I don't see what difference that makes. In fact, I don't see why a "point of view" should enter into it at all. Whether a message has been "delivered" or not (whatever that actually turns out to mean) is (it seems to me) a property of the system, independent of anyone's point of view.


I gave two concrete examples. What about each of those examples is not landing?

One of shouting at your friend. You want to make sure your friend knows someone is at the door. Two: you tell your computer to transfer money and you don't want to be doubled charged.

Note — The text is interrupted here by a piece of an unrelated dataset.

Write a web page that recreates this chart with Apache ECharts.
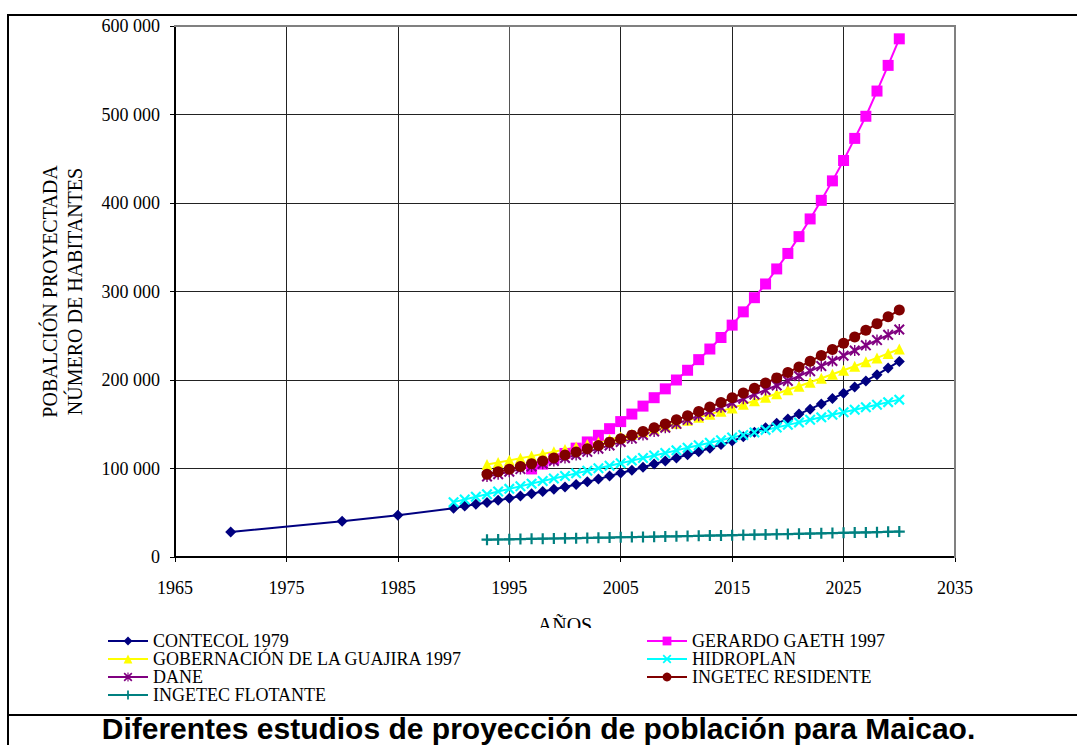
<!DOCTYPE html>
<html>
<head>
<meta charset="utf-8">
<script src="https://cdn.jsdelivr.net/npm/echarts@6/dist/echarts.min.js"></script>
<style>
html,body{margin:0;padding:0;background:#fff;}
#chart{width:1077px;height:745px;}
</style>
</head>
<body>
<div id="chart"></div>
<script>
// ---- Data ----
const contecolYears = [1970, 1980, 1985, 1990, 1991, 1992, 1993, 1994, 1995, 1996, 1997, 1998, 1999, 2000, 2001, 2002, 2003, 2004, 2005, 2006, 2007, 2008, 2009, 2010, 2011, 2012, 2013, 2014, 2015, 2016, 2017, 2018, 2019, 2020, 2021, 2022, 2023, 2024, 2025, 2026, 2027, 2028, 2029, 2030];
const contecolValues = [28200, 40500, 47300, 55000, 57500, 59500, 61500, 64000, 66500, 69000, 71500, 74000, 76500, 79000, 82000, 85000, 88000, 91500, 95000, 98000, 101500, 105000, 108500, 112000, 115500, 119000, 123000, 127000, 131000, 136000, 141000, 146000, 151000, 156000, 161500, 167000, 173000, 179000, 185000, 192000, 199000, 206000, 213500, 221000];

const gaethYears = [1997, 1998, 1999, 2000, 2001, 2002, 2003, 2004, 2005, 2006, 2007, 2008, 2009, 2010, 2011, 2012, 2013, 2014, 2015, 2016, 2017, 2018, 2019, 2020, 2021, 2022, 2023, 2024, 2025, 2026, 2027, 2028, 2029, 2030];
const gaethValues = [99500, 105000, 111000, 117000, 123000, 130000, 137500, 145000, 153000, 161500, 170500, 180000, 190000, 200000, 211000, 223000, 235000, 248000, 262000, 277000, 293000, 308500, 325500, 343000, 362000, 382000, 403000, 425000, 448000, 473000, 498000, 526500, 555500, 585500];

const years1993 = [1993, 1994, 1995, 1996, 1997, 1998, 1999, 2000, 2001, 2002, 2003, 2004, 2005, 2006, 2007, 2008, 2009, 2010, 2011, 2012, 2013, 2014, 2015, 2016, 2017, 2018, 2019, 2020, 2021, 2022, 2023, 2024, 2025, 2026, 2027, 2028, 2029, 2030];
const years1990 = [1990, 1991, 1992, 1993, 1994, 1995, 1996, 1997, 1998, 1999, 2000, 2001, 2002, 2003, 2004, 2005, 2006, 2007, 2008, 2009, 2010, 2011, 2012, 2013, 2014, 2015, 2016, 2017, 2018, 2019, 2020, 2021, 2022, 2023, 2024, 2025, 2026, 2027, 2028, 2029, 2030];

const guajiraValues = [104500, 106800, 109200, 111600, 114000, 116500, 119000, 121600, 124300, 127000, 129800, 132700, 135600, 138600, 141600, 144700, 147900, 151100, 154400, 157800, 161300, 164800, 168400, 172500, 176500, 180500, 184500, 189000, 193000, 197500, 202000, 206500, 211000, 215500, 220500, 225000, 230000, 235000];
const hidroplanValues = [62000, 65000, 68000, 71000, 74000, 77000, 80000, 82900, 85800, 88700, 91600, 94500, 97400, 100300, 103100, 106000, 108900, 111800, 114700, 117600, 120500, 123400, 126200, 129100, 132000, 135000, 137900, 140800, 143600, 146400, 149300, 152100, 155000, 157800, 160700, 163600, 166400, 169300, 172100, 175000, 177800];
const daneValues = [90900, 93600, 96400, 99300, 102300, 105400, 108600, 111900, 115300, 118800, 122400, 126100, 129900, 133800, 137800, 141900, 146100, 150500, 155000, 159600, 164300, 169100, 174000, 178800, 183700, 188700, 193800, 199000, 204500, 210000, 215700, 221500, 227500, 233300, 239200, 245100, 251000, 257000];
const residenteValues = [93500, 96300, 99200, 102200, 105300, 108500, 111800, 115200, 118700, 122300, 126000, 129800, 133700, 137700, 141800, 146000, 150400, 155000, 159700, 164500, 169500, 174600, 179900, 185300, 190800, 196500, 202400, 208500, 214700, 221100, 227700, 234500, 241500, 248700, 256100, 263700, 271500, 279000];
const flotanteValues = [19600, 19800, 20000, 20300, 20500, 20700, 20900, 21100, 21300, 21600, 21800, 22000, 22300, 22500, 22700, 23000, 23200, 23400, 23700, 23900, 24200, 24400, 24700, 24900, 25200, 25400, 25700, 25900, 26200, 26500, 26700, 27000, 27300, 27600, 27800, 28100, 28400, 28700];

const seriesNames = ['CONTECOL 1979', 'GERARDO GAETH 1997', 'GOBERNACIÓN DE LA GUAJIRA 1997', 'HIDROPLAN', 'DANE', 'INGETEC RESIDENTE', 'INGETEC FLOTANTE'];
const xTicks = {min: 1965, max: 2035, step: 10};
const yTicks = {min: 0, max: 600000, step: 100000};

// ---- Chart ----
const SERIF = 'Liberation Serif';
const PLUS = 'path://M4,0H6V4H10V6H6V10H4V6H0V4H4Z';
const XMARK = 'path://M0,1.4L1.4,0L5,3.6L8.6,0L10,1.4L6.4,5L10,8.6L8.6,10L5,6.4L1.4,10L0,8.6L3.6,5Z';
const STAR = 'path://M4.35,0H5.65V10H4.35Z M0,1.3L1.3,0L5,3.7L8.7,0L10,1.3L6.3,5L10,8.7L8.7,10L5,6.3L1.3,10L0,8.7L3.7,5Z';

function pairs(xs, ys) { return xs.map((x, i) => [x, ys[i]]); }

function mk(name, xs, ys, color, symbol, size) {
  return {
    name: name, type: 'line', data: pairs(xs, ys),
    symbol: symbol, symbolSize: size, showSymbol: true,
    lineStyle: {color: color, width: 2},
    itemStyle: {color: color, borderWidth: 0},
    emphasis: {disabled: true}, animation: false
  };
}

const series = [
  mk(seriesNames[0], contecolYears, contecolValues, '#000080', 'diamond', 11),
  mk(seriesNames[1], gaethYears, gaethValues, '#FF00FF', 'rect', 11),
  mk(seriesNames[2], years1993, guajiraValues, '#FFFF00', 'triangle', 11),
  mk(seriesNames[3], years1990, hidroplanValues, '#00FFFF', XMARK, 11),
  mk(seriesNames[4], years1993, daneValues, '#800080', STAR, 11),
  mk(seriesNames[5], years1993, residenteValues, '#800000', 'circle', 11),
  mk(seriesNames[6], years1993, flotanteValues, '#008080', PLUS, 11)
];

const chart = echarts.init(document.getElementById('chart'), null, {renderer: 'svg'});
const legendText = {fontFamily: SERIF, fontSize: 18, color: '#000', lineHeight: 17.7};
chart.setOption({
  backgroundColor: '#fff',
  animation: false,
  textStyle: {fontFamily: SERIF},
  grid: {left: 175, right: 122, top: 26, bottom: 188, show: false},
  xAxis: {
    type: 'value', min: xTicks.min, max: xTicks.max, interval: xTicks.step,
    name: 'AÑOS', nameLocation: 'middle', nameGap: 58,
    nameTextStyle: {fontFamily: SERIF, fontSize: 20, color: '#000'},
    axisLine: {show: true, lineStyle: {color: '#000', width: 2}},
    axisTick: {show: true, inside: false, length: 5, lineStyle: {color: '#000', width: 1}},
    axisLabel: {fontFamily: SERIF, fontSize: 18, color: '#000', margin: 22, formatter: v => String(v)},
    splitLine: {show: true, lineStyle: {color: ['#222', '#222', '#222', '#555', '#222', '#222', '#222', '#808080'], width: 1}}
  },
  yAxis: {
    type: 'value', min: yTicks.min, max: yTicks.max, interval: yTicks.step,
    name: 'POBALCIÓN PROYECTADA\nNÚMERO DE HABITANTES', nameLocation: 'middle', nameRotate: 90, nameGap: 88,
    nameTextStyle: {fontFamily: SERIF, fontSize: 20, color: '#000', lineHeight: 25},
    axisLine: {show: true, lineStyle: {color: '#000', width: 2}},
    axisTick: {show: true, inside: false, length: 5, lineStyle: {color: '#000', width: 1}},
    axisLabel: {fontFamily: SERIF, fontSize: 18, color: '#000', margin: 15,
      formatter: v => v === 0 ? '0' : (v / 1000) + ' 000'},
    splitLine: {show: true, lineStyle: {color: ['#222', '#222', '#222', '#222', '#222', '#222', '#808080'], width: 1}}
  },
  legend: [
    {data: [seriesNames[0], seriesNames[2], seriesNames[4], seriesNames[6]], orient: 'vertical',
     left: 107, top: 632, padding: 0, itemWidth: 40, itemHeight: 11, itemGap: 0, textStyle: legendText, selectedMode: false},
    {data: [seriesNames[1], seriesNames[3], seriesNames[5]], orient: 'vertical',
     left: 646, top: 632, padding: 0, itemWidth: 40, itemHeight: 11, itemGap: 0, textStyle: legendText, selectedMode: false}
  ],
  graphic: [
    {type: 'rect', z: 3, shape: {x: 90, y: 628, width: 900, height: 80}, style: {fill: '#fff'}},
    {type: 'line', z: 10, shape: {x1: 8, y1: 15, x2: 1077, y2: 15}, style: {stroke: '#000', lineWidth: 2}},
    {type: 'line', z: 10, shape: {x1: 8, y1: 14, x2: 8, y2: 745}, style: {stroke: '#000', lineWidth: 2}},
    {type: 'line', z: 10, shape: {x1: 8, y1: 715, x2: 1077, y2: 715}, style: {stroke: '#000', lineWidth: 2}},
    {type: 'rect', z: 2, shape: {x: 174, y: 25, width: 782, height: 2}, style: {fill: '#808080'}},
    {type: 'rect', z: 2, shape: {x: 954, y: 25, width: 2, height: 533}, style: {fill: '#808080'}},
    {type: 'text', z: 10, left: 'center', top: 713,
     style: {text: 'Diferentes estudios de proyección de población para Maicao.', fontFamily: 'Liberation Sans',
       fontSize: 30, fontWeight: 'bold', fill: '#000'}}
  ],
  series: series
});
</script>
</body>
</html>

More in depth: you click send money on a computer. The computer connects to another computer and sends data to it over an unreliable network. Computer A sends data over the network to B, just like you shouting to your friend you think is in the other room. Data can be lost / your friend might not hear you. Usually, the other computer says "acknowledged, I got your message" - and that is how know that B is moving money or your friend is getting the door. If A never hears back, should A try again? If B gets two requests to move $25, should that be deduplicated or was there two actual requests and $50 should be moved? To know how to solve that, you have to first admit that you might get 0, 1, or multiple messages delivered to B when A wants to send 1 message.

Read the two general's problem. It is the gateway to distributed computing.


> I gave two concrete examples.

Neither of which was on point because they both ignored how exactly-once delivery can be done.

> Read the two general's problem.

The 2GP is not on point because it's about achieving consensus, not exactly-once delivery. Achieving consensus is indeed impossible with unreliable messaging, but that has nothing to do with exactly-once delivery.